In an old junk car, with a frying pan, a ham, and a few dollars hidden in a shoe, they set off through the American Deep South of the 1950s, a bewitchingly beautiful landscape as well as one bedeviled by racial strife and violence. Suzanne Feldman's Absalom’s Daughters combines the buddy movie, the coming-of-age tale, and a dash of magical realism to enthrall and move us with an unforgettable, illuminating novel.
PUBLISHERS WEEKLY
Feldman's resonant and engrossing debut is a tale of sisterly adventure set in 1950s Mississippi. The book breathes new life into the road trip story both with its inclusion of magical realism and with its memorable pairing of two teenagers Cassie, who's black, and Judith, who's white who have recently discovered that they have the same father.

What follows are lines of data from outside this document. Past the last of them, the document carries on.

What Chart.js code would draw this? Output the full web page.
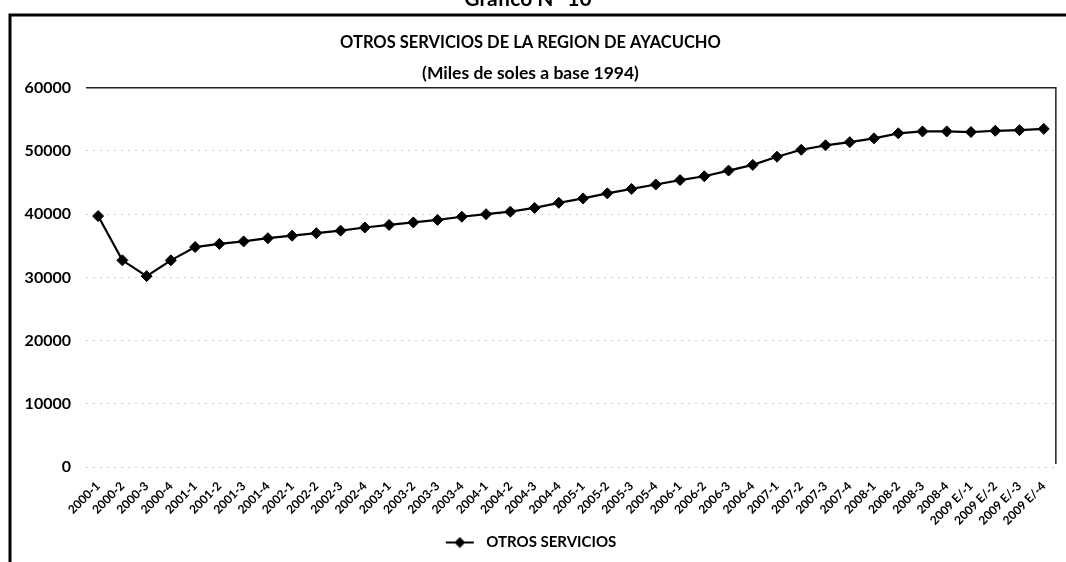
<!DOCTYPE html>
<html>
<head>
<meta charset="utf-8">
<title>Otros servicios - Ayacucho</title>
<script src="https://cdn.jsdelivr.net/npm/chart.js@4.4.1/dist/chart.umd.min.js"></script>
<style>
  html, body { margin: 0; padding: 0; background: #fff; }
  #wrap { width: 1066px; height: 562px; position: relative; }
</style>
</head>
<body>
<div id="wrap"><canvas id="serviciosChart" width="1066" height="562"></canvas></div>
<script>
// Quarters (tick labels of the category axis)
const quarters = [
  '2000-1', '2000-2', '2000-3', '2000-4',
  '2001-1', '2001-2', '2001-3', '2001-4',
  '2002-1', '2002-2', '2002-3', '2002-4',
  '2003-1', '2003-2', '2003-3', '2003-4',
  '2004-1', '2004-2', '2004-3', '2004-4',
  '2005-1', '2005-2', '2005-3', '2005-4',
  '2006-1', '2006-2', '2006-3', '2006-4',
  '2007-1', '2007-2', '2007-3', '2007-4',
  '2008-1', '2008-2', '2008-3', '2008-4',
  '2009 E/-1', '2009 E/-2', '2009 E/-3', '2009 E/-4'
];

// Otros servicios, miles de soles a base 1994
const otrosServicios = [
  39700, 32700, 30200, 32700,
  34800, 35300, 35700, 36200,
  36600, 37000, 37400, 37900,
  38300, 38700, 39100, 39600,
  40000, 40400, 41000, 41800,
  42500, 43300, 44000, 44700,
  45400, 46000, 46900, 47800,
  49100, 50200, 50900, 51400,
  52000, 52800, 53100, 53100,
  53000, 53200, 53300, 53500
];

// Y axis range
const yMin = 0;
const yMax = 60000;
const yStep = 10000;

const FONT = 'Lato, "DejaVu Sans", sans-serif';

// little line + diamond used as legend symbol (right part left blank as a gap)
function legendSymbol() {
  const c = document.createElement('canvas');
  c.width = 34; c.height = 12;
  const g = c.getContext('2d');
  g.strokeStyle = '#000';
  g.lineWidth = 2;
  g.beginPath(); g.moveTo(1, 6); g.lineTo(29, 6); g.stroke();
  g.fillStyle = '#000';
  g.beginPath();
  g.moveTo(15, 0.5); g.lineTo(20.5, 6); g.lineTo(15, 11.5); g.lineTo(9.5, 6);
  g.closePath(); g.fill();
  return c;
}

// outer frame, the clipped heading above it, and the plot border (top + right)
const framePlugin = {
  id: 'framePlugin',
  afterDraw(chart) {
    const ctx = chart.ctx;
    const area = chart.chartArea;
    ctx.save();
    ctx.fillStyle = '#000';
    ctx.font = 'bold 21px ' + FONT;
    ctx.textAlign = 'center';
    ctx.textBaseline = 'alphabetic';
    ctx.fillText('Gráfico N° 10', 528, 6);

    ctx.strokeStyle = '#000';
    ctx.lineWidth = 3;
    ctx.beginPath();
    ctx.moveTo(10, 562);
    ctx.lineTo(10, 15);
    ctx.lineTo(1066, 15);
    ctx.stroke();

    ctx.lineWidth = 1.5;
    ctx.strokeStyle = '#222';
    ctx.beginPath();
    ctx.moveTo(area.left, area.top);
    ctx.lineTo(area.right, area.top);
    ctx.lineTo(area.right, area.bottom - 3);
    ctx.stroke();
    ctx.restore();
  }
};

const ctx = document.getElementById('serviciosChart').getContext('2d');
const serviciosChart = new Chart(ctx, {
  type: 'line',
  data: {
    labels: quarters,
    datasets: [
      {
        label: 'OTROS SERVICIOS',
        data: otrosServicios,
        borderColor: '#000',
        backgroundColor: '#000',
        borderWidth: 2.2,
        pointStyle: 'rectRot',
        pointRadius: 5.5,
        pointBorderWidth: 1,
        pointBackgroundColor: '#000',
        pointBorderColor: '#000',
        tension: 0
      }
    ]
  },
  options: {
    responsive: false,
    animation: false,
    devicePixelRatio: 1,
    layout: {
      padding: { left: 0, right: 5, top: 0, bottom: 2 }
    },
    scales: {
      x: {
        offset: true,
        grid: { display: false, drawTicks: false },
        border: { display: false },
        ticks: {
          autoSkip: false,
          minRotation: 45,
          maxRotation: 45,
          padding: 12,
          color: '#000',
          font: { family: FONT, size: 12, weight: 'bold' }
        },
        afterFit: scale => { scale.height = 60; }
      },
      y: {
        min: yMin,
        max: yMax,
        grid: {
          color: '#cfcfcf',
          lineWidth: 1,
          drawTicks: false
        },
        border: { display: false, dash: [2, 5] },
        ticks: {
          stepSize: yStep,
          padding: 15,
          color: '#000',
          font: { family: FONT, size: 16, weight: 'bold' },
          callback: value => String(value)
        },
        afterFit: scale => { scale.width = 86; }
      }
    },
    plugins: {
      title: {
        display: true,
        text: 'OTROS SERVICIOS DE LA REGION DE AYACUCHO',
        color: '#000',
        font: { family: FONT, size: 16.5, weight: 'bold' },
        padding: { top: 33, bottom: 0 }
      },
      subtitle: {
        display: true,
        text: '(Miles de soles a base 1994)',
        color: '#000',
        font: { family: FONT, size: 17.5, weight: 'bold' },
        padding: { top: 10, bottom: 4 }
      },
      legend: {
        position: 'bottom',
        labels: {
          usePointStyle: true,
          pointStyleWidth: 34,
          color: '#000',
          font: { family: FONT, size: 15, weight: 'bold' },
          padding: 8,
          generateLabels: chart => chart.data.datasets.map((ds, i) => ({
            text: ds.label,
            pointStyle: legendSymbol(),
            fillStyle: '#000',
            strokeStyle: '#000',
            lineWidth: 0,
            hidden: false,
            datasetIndex: i
          }))
        }
      },
      tooltip: { enabled: false }
    }
  },
  plugins: [framePlugin]
});
</script>
</body>
</html>
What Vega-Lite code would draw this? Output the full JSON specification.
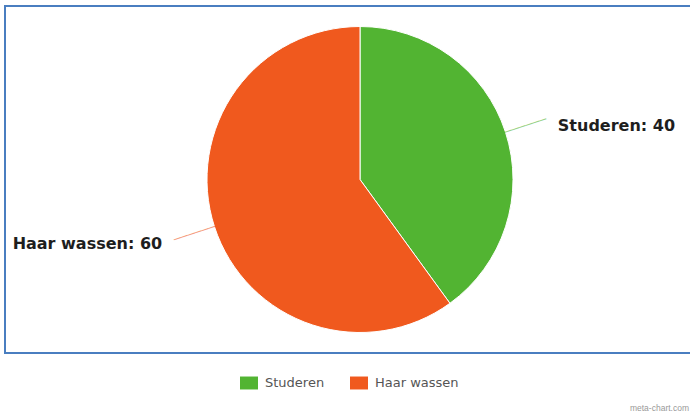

When Judith finds a letter explaining that they may be heirs to a rumored family fortune, she decides it's her chance to get enough money to run off to New York City to be a singer. And Cassie, who's destined to be matched with a white man by her black relatives, who are trying to whiten their family with each new generation of biracial offspring, realizes this may be her only opportunity to escape. They steal a car, and with a ham, a gun, and a map so old that state lines are blurred, they head north. Feldman's novel is about how even the sweetness of sisterhood isn't immune to poisonous racial dynamics. This warm story with two endearing leads offers a new frame of understanding for what it means to seek freedom, and what the seeker must give up in exchange.